Commentary
By Liz Quirin
'Because I Said So'
We just finished celebrating Mother’s Day and will be celebrating Father’s Day next month. Two days of the year are set aside to thank and remember our parents, those who set our feet on the roads we now travel, in life and in faith.
I remember as a child, my poor, and now saintly mother, using the age old phrase: “Because I said so,” to me when she’d run out of reasonable explanations as to why I could not do something. I thought this was ridiculous reasoning and promised myself I would never utter those words. That lasted until my two children had arrived on this planet, and at the end of my wits and my rope, I heard those “ridiculous” words said. I looked around, but my mother wasn’t on the premises. Was it possible that I had said those previously objectionable words myself? Not only possible but undeniable. I had run out of answers to the “why” word, and it was the last fall-back position I could find. I grasped it and held tight until I could disengage from the “troops” and the battle of the moment.
My sister once said the best “pay back” a parent can have is to see an adult child struggle with his or her own children who, amazingly, is just like the parents. My mother never gloated nor openly smirked at my forays into “battle” as I tried to outwit my children when they made a move to step ahead of me. Now I’m waiting for a time in the coming years when I can see if the tradition is passed to the next generation.
I wonder, if, like my mother, I will be able to keep from gloating or smirking when my children face the prospect of answering those unending streams of “why” questions without saying “because I told you so.” Smirking is, after all, so much fun.

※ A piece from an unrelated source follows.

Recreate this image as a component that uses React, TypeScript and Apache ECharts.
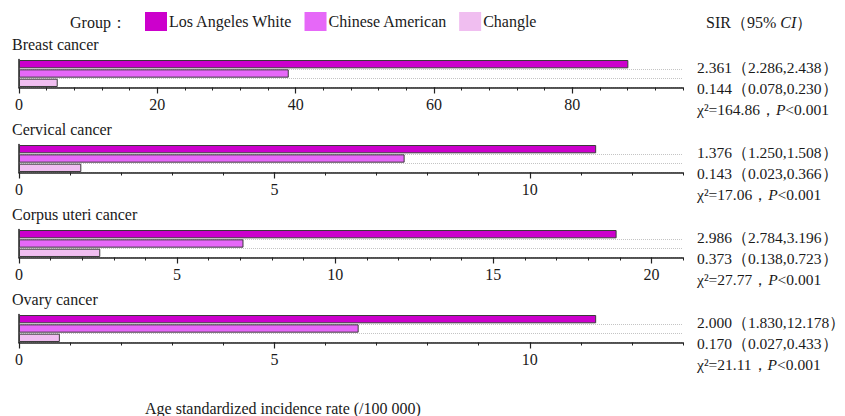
import React, { useEffect, useRef } from 'react';
import * as echarts from 'echarts';

// ---------- data ----------
const groups = ['Los Angeles White', 'Chinese American', 'Changle'];
const cancers = ['Breast cancer', 'Cervical cancer', 'Corpus uteri cancer', 'Ovary cancer'];
const losAngelesWhite = [88.1, 11.3, 18.9, 11.3];
const chineseAmerican = [39.0, 7.55, 7.1, 6.65];
const changle = [5.6, 1.22, 2.57, 0.8];
const axisMax = [96, 13, 21, 13];
const majorStep = [20, 5, 5, 5];
const minorStep = [4, 1, 1, 1];
const sirWhite = ['2.361（2.286,2.438）', '1.376（1.250,1.508）', '2.986（2.784,3.196）', '2.000（1.830,12.178）'];
const sirChinese = ['0.144（0.078,0.230）', '0.143（0.023,0.366）', '0.373（0.138,0.723）', '0.170（0.027,0.433）'];
const chiSquare = ['164.86', '17.06', '27.77', '21.11'];
const pValue = ['<0.001', '<0.001', '<0.001', '<0.001'];
const xAxisTitle = 'Age standardized incidence rate (/100 000)';

// ---------- style ----------
const groupColors = ['#CC00CC', '#E668F8', '#F0BEF0'];
const FONT = 'Liberation Serif';
const TXT = '#1a1a1a';
const GRID_LEFT = 19;
const GRID_RIGHT = 162;
const FIRST_TOP = 59.5;
const PANEL_STEP = 85;
const GRID_H = 28;
const RIGHT_FS = 15.5;

const seriesValues = [losAngelesWhite, chineseAmerican, changle];

function ticksOf(max: number, step: number): number[] {
  const out: number[] = [];
  for (let v = 0; v <= max + 1e-9; v += step) out.push(Math.round(v * 1000) / 1000);
  return out;
}

export default function App() {
  const ref = useRef<HTMLDivElement>(null);

  useEffect(() => {
    document.body.style.margin = '0';
    const chart = echarts.init(ref.current!, null, { renderer: 'svg' });

    const grids: any[] = [];
    const xAxes: any[] = [];
    const yAxes: any[] = [];
    const series: any[] = [];
    const titles: any[] = [];
    const graphics: any[] = [];

    cancers.forEach((name, i) => {
      const top = FIRST_TOP + PANEL_STEP * i;
      const bottom = top + GRID_H;
      grids.push({ left: GRID_LEFT, right: GRID_RIGHT, top, height: GRID_H, containLabel: false });
      const majors = ticksOf(axisMax[i], majorStep[i]);
      // minor-tick axis carrying the line and the labels
      xAxes.push({
        type: 'value',
        gridIndex: i,
        position: 'bottom',
        min: 0,
        max: axisMax[i],
        interval: minorStep[i],
        axisLine: { show: true, lineStyle: { color: '#222', width: 1.5 } },
        axisTick: { show: true, length: 3, lineStyle: { color: '#222', width: 1 } },
        axisLabel: {
          show: true,
          customValues: majors,
          margin: 9,
          fontSize: 16,
          fontFamily: FONT,
          color: TXT,
        },
        splitLine: { show: false },
      });
      // major-tick axis (longer ticks only)
      xAxes.push({
        type: 'value',
        gridIndex: i,
        position: 'bottom',
        min: 0,
        max: axisMax[i],
        axisLine: { show: false },
        axisTick: { show: true, customValues: majors, length: 6, lineStyle: { color: '#222', width: 1.2 } },
        axisLabel: { show: false },
        splitLine: { show: false },
      });
      yAxes.push({
        type: 'category',
        gridIndex: i,
        inverse: true,
        data: groups,
        axisLine: { show: true, lineStyle: { color: '#222', width: 1.5 } },
        axisTick: { show: false },
        axisLabel: { show: false },
        splitLine: {
          show: true,
          interval: (idx: number) => idx > 0,
          lineStyle: { type: 'dotted', color: '#c4c4c4', width: 1 },
        },
      });
      groups.forEach((g, gi) => {
        series.push({
          type: 'bar',
          name: g,
          xAxisIndex: 2 * i,
          yAxisIndex: i,
          stack: 'panel' + i,
          barCategoryGap: '11%',
          data: groups.map((_, k) => (k === gi ? seriesValues[gi][i] : '-')),
          itemStyle: { color: groupColors[gi], borderColor: '#3a3a3a', borderWidth: 1 },
          emphasis: { disabled: true },
        });
      });
      titles.push({
        text: name,
        left: 12,
        top: top - 23,
        padding: 0,
        textStyle: { fontSize: 16, fontWeight: 'normal', color: TXT, fontFamily: FONT },
      });
      const rich = { i: { fontStyle: 'italic', fontSize: RIGHT_FS, fontFamily: FONT, fill: TXT } };
      graphics.push({
        type: 'text', x: 697, y: bottom - 20,
        style: { text: sirWhite[i], fontSize: RIGHT_FS, fontFamily: FONT, fill: TXT, verticalAlign: 'middle' },
      });
      graphics.push({
        type: 'text', x: 697, y: bottom + 1,
        style: { text: sirChinese[i], fontSize: RIGHT_FS, fontFamily: FONT, fill: TXT, verticalAlign: 'middle' },
      });
      graphics.push({
        type: 'text', x: 697, y: bottom + 22,
        style: {
          text: 'χ²=' + chiSquare[i] + '，{i|P}' + pValue[i],
          rich, fontSize: RIGHT_FS, fontFamily: FONT, fill: TXT, verticalAlign: 'middle',
        },
      });
    });

    graphics.push({
      type: 'text', x: 70, y: 22,
      style: { text: 'Group：', fontSize: 16, fontFamily: FONT, fill: TXT, verticalAlign: 'middle' },
    });
    graphics.push({
      type: 'text', x: 706, y: 22,
      style: {
        text: 'SIR（95% {i|CI}）',
        rich: { i: { fontStyle: 'italic', fontSize: 16, fontFamily: FONT, fill: TXT } },
        fontSize: 16, fontFamily: FONT, fill: TXT, verticalAlign: 'middle',
      },
    });
    graphics.push({
      type: 'text', x: 145, y: 408,
      style: { text: xAxisTitle, fontSize: 16, fontFamily: FONT, fill: TXT, verticalAlign: 'middle' },
    });

    chart.setOption({
      animation: false,
      backgroundColor: '#ffffff',
      textStyle: { fontFamily: FONT },
      title: titles,
      legend: {
        data: groups,
        left: 145,
        top: 12,
        padding: 0,
        itemWidth: 22,
        itemHeight: 19,
        itemGap: 12,
        icon: 'rect',
        itemStyle: { borderWidth: 0 },
        textStyle: { fontSize: 16, fontFamily: FONT, color: TXT, padding: [0, 0, 0, -3] },
        selectedMode: false,
      },
      grid: grids,
      xAxis: xAxes,
      yAxis: yAxes,
      series,
      graphic: graphics,
    });

    return () => chart.dispose();
  }, []);

  return <div ref={ref} style={{ width: 845, height: 416 }} />;
}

I must admit, I may be disappointed if somehow they find the wit and wisdom to avoid that phrase. I’ll just have to wait and see.
One Sunday, not too long ago, my pastor called to me as I was walking out the door not to “lord it over” anyone that day. He was referring to a Scripture passage that had been read that weekend. I think of that passage, and that friendly advice, often as I remember my days of parenting small children. It’s so easy to “lord it over” those who are in our care or under our supervision whether children or the elderly or even in our places of work.
It is especially demoralizing and possibly degrading when a supervisor or someone in a position of authority behaves more like a parent than a colleague. Most of us have come across situations when we have seen unfair or unjust practices whether aimed at us or someone else.
While we can generally do nothing to right that wrong, we can and should make sure we do not “lord it over” our children, our elderly or anyone else because “God says so.”